Output the material below unchanged, apart from leaving out the pictures.

—————

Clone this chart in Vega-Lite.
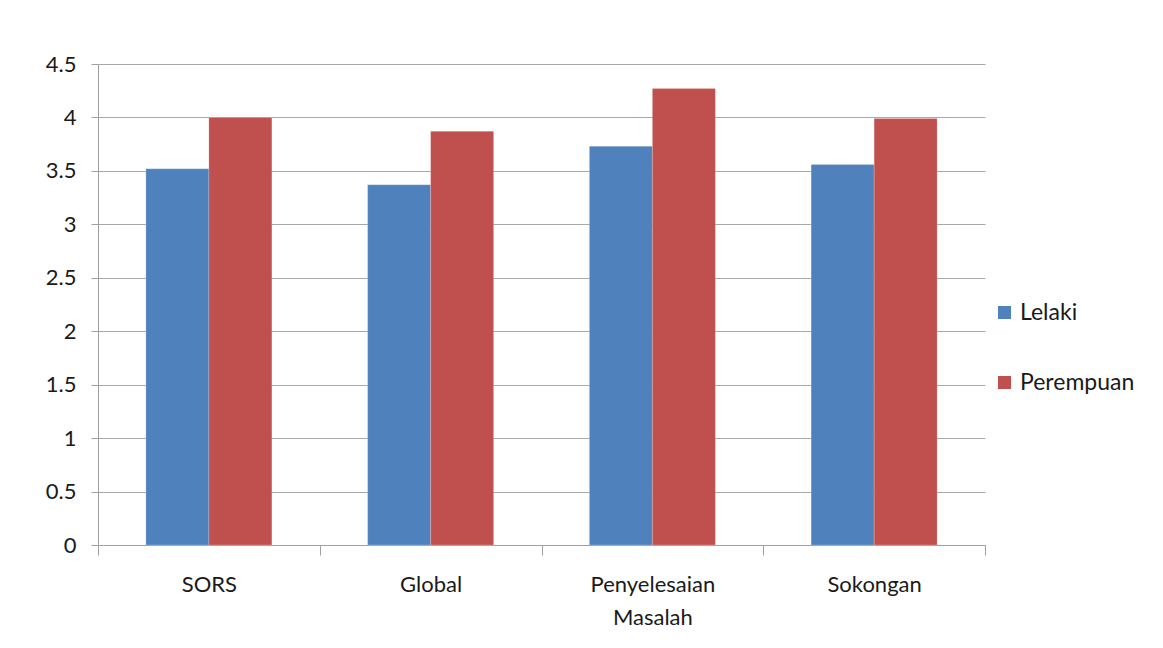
{
  "$schema": "https://vega.github.io/schema/vega-lite/v6.json",
  "autosize": {"type": "none"},
  "width": 887,
  "height": 481,
  "padding": {"left": 98, "top": 64, "right": 178, "bottom": 103},
  "background": "white",
  "data": {
    "values": [
      {"kategori": "SORS", "jantina": "Lelaki", "nilai": 3.52},
      {"kategori": "SORS", "jantina": "Perempuan", "nilai": 4.0},
      {"kategori": "Global", "jantina": "Lelaki", "nilai": 3.37},
      {"kategori": "Global", "jantina": "Perempuan", "nilai": 3.87},
      {"kategori": "Penyelesaian Masalah", "jantina": "Lelaki", "nilai": 3.73},
      {"kategori": "Penyelesaian Masalah", "jantina": "Perempuan", "nilai": 4.27},
      {"kategori": "Sokongan", "jantina": "Lelaki", "nilai": 3.56},
      {"kategori": "Sokongan", "jantina": "Perempuan", "nilai": 3.99}
    ]
  },
  "mark": {"type": "bar", "stroke": "white", "strokeOpacity": 0.4, "strokeWidth": 0.5},
  "encoding": {
    "x": {
      "field": "kategori",
      "type": "nominal",
      "sort": null,
      "scale": {"paddingInner": 0, "paddingOuter": 0},
      "axis": {
        "title": null,
        "labelAngle": 0,
        "tickBand": "extent",
        "tickSize": 10,
        "tickColor": "#a0a0a0",
        "domainColor": "#a0a0a0",
        "labelPadding": 19,
        "labelFontSize": 22,
        "labelLineHeight": 33,
        "labelBaseline": "top",
        "labelExpr": "datum.label == 'Penyelesaian Masalah' ? ['Penyelesaian', 'Masalah'] : datum.label"
      }
    },
    "xOffset": {
      "field": "jantina",
      "type": "nominal",
      "scale": {"paddingInner": 0, "paddingOuter": 0.76}
    },
    "y": {
      "field": "nilai",
      "type": "quantitative",
      "scale": {"domain": [0, 4.5], "nice": false, "zero": true},
      "axis": {
        "title": null,
        "values": [0, 0.5, 1, 1.5, 2, 2.5, 3, 3.5, 4, 4.5],
        "format": "~g",
        "tickSize": 7,
        "tickColor": "#a0a0a0",
        "domainColor": "#a0a0a0",
        "gridColor": "#a8a8a8",
        "grid": true,
        "labelPadding": 15,
        "labelFontSize": 22
      }
    },
    "color": {
      "field": "jantina",
      "type": "nominal",
      "scale": {"domain": ["Lelaki", "Perempuan"], "range": ["#4F81BD", "#C0504D"]},
      "legend": {
        "title": null,
        "orient": "none",
        "legendX": 895,
        "legendY": 237,
        "symbolType": "square",
        "symbolSize": 170,
        "symbolStrokeWidth": 0,
        "labelFontSize": 23,
        "rowPadding": 46,
        "labelOffset": 4
      }
    }
  },
  "config": {
    "font": "Lato",
    "view": {"stroke": null},
    "axis": {"labelColor": "#1a1a1a", "labelFont": "Lato"},
    "legend": {"labelColor": "#1a1a1a", "labelFont": "Lato"}
  }
}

—————

SOLVED EXERCISE:
Clone this chart in Vega-Lite.
{
  "$schema": "https://vega.github.io/schema/vega-lite/v6.json",
  "autosize": {"type": "none"},
  "width": 887,
  "height": 481,
  "padding": {"left": 98, "top": 64, "right": 178, "bottom": 103},
  "background": "white",
  "data": {
    "values": [
      {"kategori": "SORS", "jantina": "Lelaki", "nilai": 3.52},
      {"kategori": "SORS", "jantina": "Perempuan", "nilai": 4.0},
      {"kategori": "Global", "jantina": "Lelaki", "nilai": 3.37},
      {"kategori": "Global", "jantina": "Perempuan", "nilai": 3.87},
      {"kategori": "Penyelesaian Masalah", "jantina": "Lelaki", "nilai": 3.73},
      {"kategori": "Penyelesaian Masalah", "jantina": "Perempuan", "nilai": 4.27},
      {"kategori": "Sokongan", "jantina": "Lelaki", "nilai": 3.56},
      {"kategori": "Sokongan", "jantina": "Perempuan", "nilai": 3.99}
    ]
  },
  "mark": {"type": "bar", "stroke": "white", "strokeOpacity": 0.4, "strokeWidth": 0.5},
  "encoding": {
    "x": {
      "field": "kategori",
      "type": "nominal",
      "sort": null,
      "scale": {"paddingInner": 0, "paddingOuter": 0},
      "axis": {
        "title": null,
        "labelAngle": 0,
        "tickBand": "extent",
        "tickSize": 10,
        "tickColor": "#a0a0a0",
        "domainColor": "#a0a0a0",
        "labelPadding": 19,
        "labelFontSize": 22,
        "labelLineHeight": 33,
        "labelBaseline": "top",
        "labelExpr": "datum.label == 'Penyelesaian Masalah' ? ['Penyelesaian', 'Masalah'] : datum.label"
      }
    },
    "xOffset": {
      "field": "jantina",
      "type": "nominal",
      "scale": {"paddingInner": 0, "paddingOuter": 0.76}
    },
    "y": {
      "field": "nilai",
      "type": "quantitative",
      "scale": {"domain": [0, 4.5], "nice": false, "zero": true},
      "axis": {
        "title": null,
        "values": [0, 0.5, 1, 1.5, 2, 2.5, 3, 3.5, 4, 4.5],
        "format": "~g",
        "tickSize": 7,
        "tickColor": "#a0a0a0",
        "domainColor": "#a0a0a0",
        "gridColor": "#a8a8a8",
        "grid": true,
        "labelPadding": 15,
        "labelFontSize": 22
      }
    },
    "color": {
      "field": "jantina",
      "type": "nominal",
      "scale": {"domain": ["Lelaki", "Perempuan"], "range": ["#4F81BD", "#C0504D"]},
      "legend": {
        "title": null,
        "orient": "none",
        "legendX": 895,
        "legendY": 237,
        "symbolType": "square",
        "symbolSize": 170,
        "symbolStrokeWidth": 0,
        "labelFontSize": 23,
        "rowPadding": 46,
        "labelOffset": 4
      }
    }
  },
  "config": {
    "font": "Lato",
    "view": {"stroke": null},
    "axis": {"labelColor": "#1a1a1a", "labelFont": "Lato"},
    "legend": {"labelColor": "#1a1a1a", "labelFont": "Lato"}
  }
}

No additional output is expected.